> PROBLEM TO SOLVE
In the entries below, count every line with the string "this". State the count and nothing else.

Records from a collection
— Begin —
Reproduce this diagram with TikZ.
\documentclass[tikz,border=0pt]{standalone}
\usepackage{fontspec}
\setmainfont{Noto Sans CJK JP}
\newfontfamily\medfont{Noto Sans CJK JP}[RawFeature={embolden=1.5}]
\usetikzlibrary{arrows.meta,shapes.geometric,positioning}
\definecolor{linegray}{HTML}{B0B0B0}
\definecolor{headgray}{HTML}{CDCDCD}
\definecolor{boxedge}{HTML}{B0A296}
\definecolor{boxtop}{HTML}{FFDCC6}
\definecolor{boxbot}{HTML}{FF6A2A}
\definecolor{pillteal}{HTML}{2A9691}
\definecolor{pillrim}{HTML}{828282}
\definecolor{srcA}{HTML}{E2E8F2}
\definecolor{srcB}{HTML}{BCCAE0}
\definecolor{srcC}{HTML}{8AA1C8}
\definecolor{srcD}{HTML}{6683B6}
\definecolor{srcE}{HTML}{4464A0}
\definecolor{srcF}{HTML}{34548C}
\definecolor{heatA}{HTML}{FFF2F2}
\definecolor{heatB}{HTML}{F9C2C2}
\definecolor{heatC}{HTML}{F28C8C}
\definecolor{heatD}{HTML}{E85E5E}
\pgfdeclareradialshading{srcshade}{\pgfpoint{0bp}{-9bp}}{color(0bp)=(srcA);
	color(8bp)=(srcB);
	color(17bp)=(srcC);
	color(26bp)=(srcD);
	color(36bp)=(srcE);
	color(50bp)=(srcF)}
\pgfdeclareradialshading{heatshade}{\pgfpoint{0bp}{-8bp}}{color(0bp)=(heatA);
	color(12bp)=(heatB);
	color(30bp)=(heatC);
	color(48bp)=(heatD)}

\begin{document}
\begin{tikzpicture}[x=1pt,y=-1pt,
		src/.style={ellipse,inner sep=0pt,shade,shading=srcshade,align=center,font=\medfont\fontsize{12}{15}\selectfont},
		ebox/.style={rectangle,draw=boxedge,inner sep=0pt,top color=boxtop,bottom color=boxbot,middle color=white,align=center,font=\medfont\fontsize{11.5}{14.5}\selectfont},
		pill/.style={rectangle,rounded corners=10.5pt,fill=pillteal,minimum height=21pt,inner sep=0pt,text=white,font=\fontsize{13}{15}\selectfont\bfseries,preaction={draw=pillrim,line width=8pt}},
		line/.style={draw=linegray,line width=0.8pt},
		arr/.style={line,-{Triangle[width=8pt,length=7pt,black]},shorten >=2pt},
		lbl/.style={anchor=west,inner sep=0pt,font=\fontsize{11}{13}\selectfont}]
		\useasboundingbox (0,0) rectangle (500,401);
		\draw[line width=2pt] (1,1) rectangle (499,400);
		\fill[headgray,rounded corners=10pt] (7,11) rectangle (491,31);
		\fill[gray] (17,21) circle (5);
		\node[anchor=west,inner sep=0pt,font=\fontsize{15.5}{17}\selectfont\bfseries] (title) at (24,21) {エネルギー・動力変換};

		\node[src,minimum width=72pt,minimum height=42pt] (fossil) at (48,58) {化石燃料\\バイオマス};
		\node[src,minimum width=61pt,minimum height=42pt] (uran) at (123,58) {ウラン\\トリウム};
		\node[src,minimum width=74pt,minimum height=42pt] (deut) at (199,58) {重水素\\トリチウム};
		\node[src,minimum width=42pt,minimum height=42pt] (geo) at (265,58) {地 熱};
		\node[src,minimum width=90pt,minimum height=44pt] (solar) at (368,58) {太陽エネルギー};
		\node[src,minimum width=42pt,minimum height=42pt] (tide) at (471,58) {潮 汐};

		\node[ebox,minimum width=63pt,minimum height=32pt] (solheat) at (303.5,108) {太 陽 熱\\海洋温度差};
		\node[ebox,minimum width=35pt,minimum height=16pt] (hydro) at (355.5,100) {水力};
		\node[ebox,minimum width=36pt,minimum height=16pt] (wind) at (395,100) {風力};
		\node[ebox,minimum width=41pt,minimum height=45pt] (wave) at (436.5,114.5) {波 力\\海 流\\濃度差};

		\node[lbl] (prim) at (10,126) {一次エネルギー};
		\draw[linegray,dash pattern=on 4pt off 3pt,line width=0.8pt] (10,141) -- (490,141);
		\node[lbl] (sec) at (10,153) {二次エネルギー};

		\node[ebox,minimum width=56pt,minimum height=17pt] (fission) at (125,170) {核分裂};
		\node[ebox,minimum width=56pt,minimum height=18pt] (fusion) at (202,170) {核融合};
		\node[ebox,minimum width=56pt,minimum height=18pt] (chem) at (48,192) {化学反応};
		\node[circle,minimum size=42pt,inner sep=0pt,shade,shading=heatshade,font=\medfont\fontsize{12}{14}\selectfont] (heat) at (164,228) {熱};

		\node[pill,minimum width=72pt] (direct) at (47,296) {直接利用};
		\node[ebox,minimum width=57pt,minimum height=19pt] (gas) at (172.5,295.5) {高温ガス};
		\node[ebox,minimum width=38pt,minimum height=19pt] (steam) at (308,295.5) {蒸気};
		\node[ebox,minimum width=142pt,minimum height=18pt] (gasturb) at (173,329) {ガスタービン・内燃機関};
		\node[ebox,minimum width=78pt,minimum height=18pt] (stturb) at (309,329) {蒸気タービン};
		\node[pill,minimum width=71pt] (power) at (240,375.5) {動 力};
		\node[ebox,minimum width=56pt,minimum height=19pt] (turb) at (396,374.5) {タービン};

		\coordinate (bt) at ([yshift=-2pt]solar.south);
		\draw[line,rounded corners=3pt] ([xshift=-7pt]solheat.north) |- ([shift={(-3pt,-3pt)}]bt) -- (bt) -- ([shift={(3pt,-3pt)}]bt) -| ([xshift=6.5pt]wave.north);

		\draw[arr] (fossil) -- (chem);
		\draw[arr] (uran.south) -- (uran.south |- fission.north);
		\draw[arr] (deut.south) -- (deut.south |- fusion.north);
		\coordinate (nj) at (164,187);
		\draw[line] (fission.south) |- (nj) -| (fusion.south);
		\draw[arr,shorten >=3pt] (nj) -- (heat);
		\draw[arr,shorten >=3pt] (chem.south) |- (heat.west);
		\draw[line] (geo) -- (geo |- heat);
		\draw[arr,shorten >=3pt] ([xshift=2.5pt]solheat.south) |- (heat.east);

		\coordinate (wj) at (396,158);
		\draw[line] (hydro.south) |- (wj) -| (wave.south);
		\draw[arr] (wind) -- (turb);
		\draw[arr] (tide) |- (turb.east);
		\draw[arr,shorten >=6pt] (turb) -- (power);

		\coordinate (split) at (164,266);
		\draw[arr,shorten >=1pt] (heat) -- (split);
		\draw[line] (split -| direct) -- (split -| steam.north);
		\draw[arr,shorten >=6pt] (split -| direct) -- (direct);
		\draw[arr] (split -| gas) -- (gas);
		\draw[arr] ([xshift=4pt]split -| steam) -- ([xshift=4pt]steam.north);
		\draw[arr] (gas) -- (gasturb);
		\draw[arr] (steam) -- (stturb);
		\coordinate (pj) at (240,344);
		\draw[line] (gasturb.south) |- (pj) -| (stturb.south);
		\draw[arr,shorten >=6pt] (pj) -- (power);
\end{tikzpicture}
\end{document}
— End —
— Begin —
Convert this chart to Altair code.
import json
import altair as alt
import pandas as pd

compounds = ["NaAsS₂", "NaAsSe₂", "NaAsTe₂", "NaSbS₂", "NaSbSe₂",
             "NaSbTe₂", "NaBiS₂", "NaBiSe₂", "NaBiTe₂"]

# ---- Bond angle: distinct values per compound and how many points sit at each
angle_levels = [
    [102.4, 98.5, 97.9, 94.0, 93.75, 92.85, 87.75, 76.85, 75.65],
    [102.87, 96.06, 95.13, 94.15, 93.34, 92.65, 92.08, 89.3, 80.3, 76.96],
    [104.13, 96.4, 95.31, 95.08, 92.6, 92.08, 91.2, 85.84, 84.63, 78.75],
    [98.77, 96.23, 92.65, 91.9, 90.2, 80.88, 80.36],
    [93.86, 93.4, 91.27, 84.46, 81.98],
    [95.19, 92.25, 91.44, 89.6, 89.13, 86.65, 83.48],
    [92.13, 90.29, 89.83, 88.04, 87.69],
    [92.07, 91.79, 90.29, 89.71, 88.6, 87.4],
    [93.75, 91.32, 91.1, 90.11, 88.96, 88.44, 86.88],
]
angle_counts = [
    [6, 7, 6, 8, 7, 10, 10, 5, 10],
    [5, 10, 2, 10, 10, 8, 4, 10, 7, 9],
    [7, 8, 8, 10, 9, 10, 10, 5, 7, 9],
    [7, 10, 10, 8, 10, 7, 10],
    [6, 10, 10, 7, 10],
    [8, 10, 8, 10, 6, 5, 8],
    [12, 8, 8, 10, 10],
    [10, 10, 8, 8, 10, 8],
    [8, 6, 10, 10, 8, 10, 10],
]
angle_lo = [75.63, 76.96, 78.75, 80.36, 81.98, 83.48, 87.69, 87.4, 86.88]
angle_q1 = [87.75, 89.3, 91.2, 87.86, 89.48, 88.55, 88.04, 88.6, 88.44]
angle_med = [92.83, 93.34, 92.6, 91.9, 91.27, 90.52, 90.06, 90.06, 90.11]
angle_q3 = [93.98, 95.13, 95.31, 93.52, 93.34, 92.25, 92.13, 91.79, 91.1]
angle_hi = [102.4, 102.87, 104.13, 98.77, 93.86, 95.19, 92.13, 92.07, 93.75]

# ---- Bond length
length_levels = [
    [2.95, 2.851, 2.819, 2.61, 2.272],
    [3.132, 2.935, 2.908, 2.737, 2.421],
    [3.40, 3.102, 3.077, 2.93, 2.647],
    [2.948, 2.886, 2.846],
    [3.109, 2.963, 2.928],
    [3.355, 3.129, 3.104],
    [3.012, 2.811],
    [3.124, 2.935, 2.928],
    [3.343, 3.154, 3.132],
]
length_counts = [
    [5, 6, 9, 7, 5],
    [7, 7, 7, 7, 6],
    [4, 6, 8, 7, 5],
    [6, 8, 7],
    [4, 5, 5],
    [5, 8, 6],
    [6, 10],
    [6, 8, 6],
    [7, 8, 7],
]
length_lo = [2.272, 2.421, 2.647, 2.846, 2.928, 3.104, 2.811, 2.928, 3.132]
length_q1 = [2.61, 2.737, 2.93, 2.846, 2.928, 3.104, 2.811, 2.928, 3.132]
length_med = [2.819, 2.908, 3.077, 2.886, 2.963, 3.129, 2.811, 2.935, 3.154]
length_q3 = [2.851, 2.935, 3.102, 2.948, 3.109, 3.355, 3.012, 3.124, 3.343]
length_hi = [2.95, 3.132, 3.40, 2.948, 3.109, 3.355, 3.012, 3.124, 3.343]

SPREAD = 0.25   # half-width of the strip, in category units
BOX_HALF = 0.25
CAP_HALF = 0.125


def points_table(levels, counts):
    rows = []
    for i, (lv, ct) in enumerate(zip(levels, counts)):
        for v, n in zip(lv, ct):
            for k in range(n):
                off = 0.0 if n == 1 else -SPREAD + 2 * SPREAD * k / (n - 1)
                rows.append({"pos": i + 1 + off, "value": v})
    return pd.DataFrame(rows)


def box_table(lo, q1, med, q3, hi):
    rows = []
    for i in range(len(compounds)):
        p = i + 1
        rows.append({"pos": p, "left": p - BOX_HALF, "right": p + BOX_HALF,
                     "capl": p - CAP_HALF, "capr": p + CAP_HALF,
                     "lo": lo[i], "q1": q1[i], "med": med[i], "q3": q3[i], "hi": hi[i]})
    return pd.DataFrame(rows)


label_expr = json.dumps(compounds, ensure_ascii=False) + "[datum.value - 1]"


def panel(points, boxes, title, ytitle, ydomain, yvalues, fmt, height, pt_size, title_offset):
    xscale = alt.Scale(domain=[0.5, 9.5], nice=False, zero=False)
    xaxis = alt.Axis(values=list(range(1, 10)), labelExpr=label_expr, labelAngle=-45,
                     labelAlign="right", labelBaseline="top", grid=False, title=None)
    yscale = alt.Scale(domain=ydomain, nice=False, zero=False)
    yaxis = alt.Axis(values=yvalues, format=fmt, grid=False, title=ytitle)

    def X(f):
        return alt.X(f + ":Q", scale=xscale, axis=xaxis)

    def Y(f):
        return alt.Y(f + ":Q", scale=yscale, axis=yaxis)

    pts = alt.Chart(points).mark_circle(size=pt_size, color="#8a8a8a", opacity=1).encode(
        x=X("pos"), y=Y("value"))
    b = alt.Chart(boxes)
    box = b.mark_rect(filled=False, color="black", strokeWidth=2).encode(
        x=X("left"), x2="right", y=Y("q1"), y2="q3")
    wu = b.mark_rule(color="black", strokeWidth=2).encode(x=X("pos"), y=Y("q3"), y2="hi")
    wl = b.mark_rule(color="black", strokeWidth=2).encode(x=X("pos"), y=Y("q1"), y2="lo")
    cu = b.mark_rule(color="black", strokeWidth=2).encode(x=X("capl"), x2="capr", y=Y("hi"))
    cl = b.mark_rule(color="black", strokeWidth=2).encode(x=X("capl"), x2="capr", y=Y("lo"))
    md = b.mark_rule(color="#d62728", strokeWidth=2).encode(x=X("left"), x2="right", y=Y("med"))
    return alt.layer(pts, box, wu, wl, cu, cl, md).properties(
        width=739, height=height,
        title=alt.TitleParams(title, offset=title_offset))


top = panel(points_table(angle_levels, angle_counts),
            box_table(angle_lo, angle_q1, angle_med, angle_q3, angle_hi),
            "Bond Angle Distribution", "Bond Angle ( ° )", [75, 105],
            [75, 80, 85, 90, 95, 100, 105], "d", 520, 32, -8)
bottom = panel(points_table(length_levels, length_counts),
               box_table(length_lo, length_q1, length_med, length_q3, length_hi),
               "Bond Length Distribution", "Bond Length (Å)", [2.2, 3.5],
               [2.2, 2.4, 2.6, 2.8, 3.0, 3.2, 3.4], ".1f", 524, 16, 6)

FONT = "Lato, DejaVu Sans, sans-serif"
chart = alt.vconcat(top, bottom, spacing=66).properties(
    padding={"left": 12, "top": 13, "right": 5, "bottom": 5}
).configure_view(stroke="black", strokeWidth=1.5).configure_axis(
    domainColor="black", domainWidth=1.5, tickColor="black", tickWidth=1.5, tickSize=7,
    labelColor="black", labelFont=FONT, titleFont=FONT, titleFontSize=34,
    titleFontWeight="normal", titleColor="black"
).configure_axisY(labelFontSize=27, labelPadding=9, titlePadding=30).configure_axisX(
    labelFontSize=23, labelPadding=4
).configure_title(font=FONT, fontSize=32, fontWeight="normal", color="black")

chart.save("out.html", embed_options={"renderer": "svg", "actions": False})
— End —
> CORRECT RESPONSE
2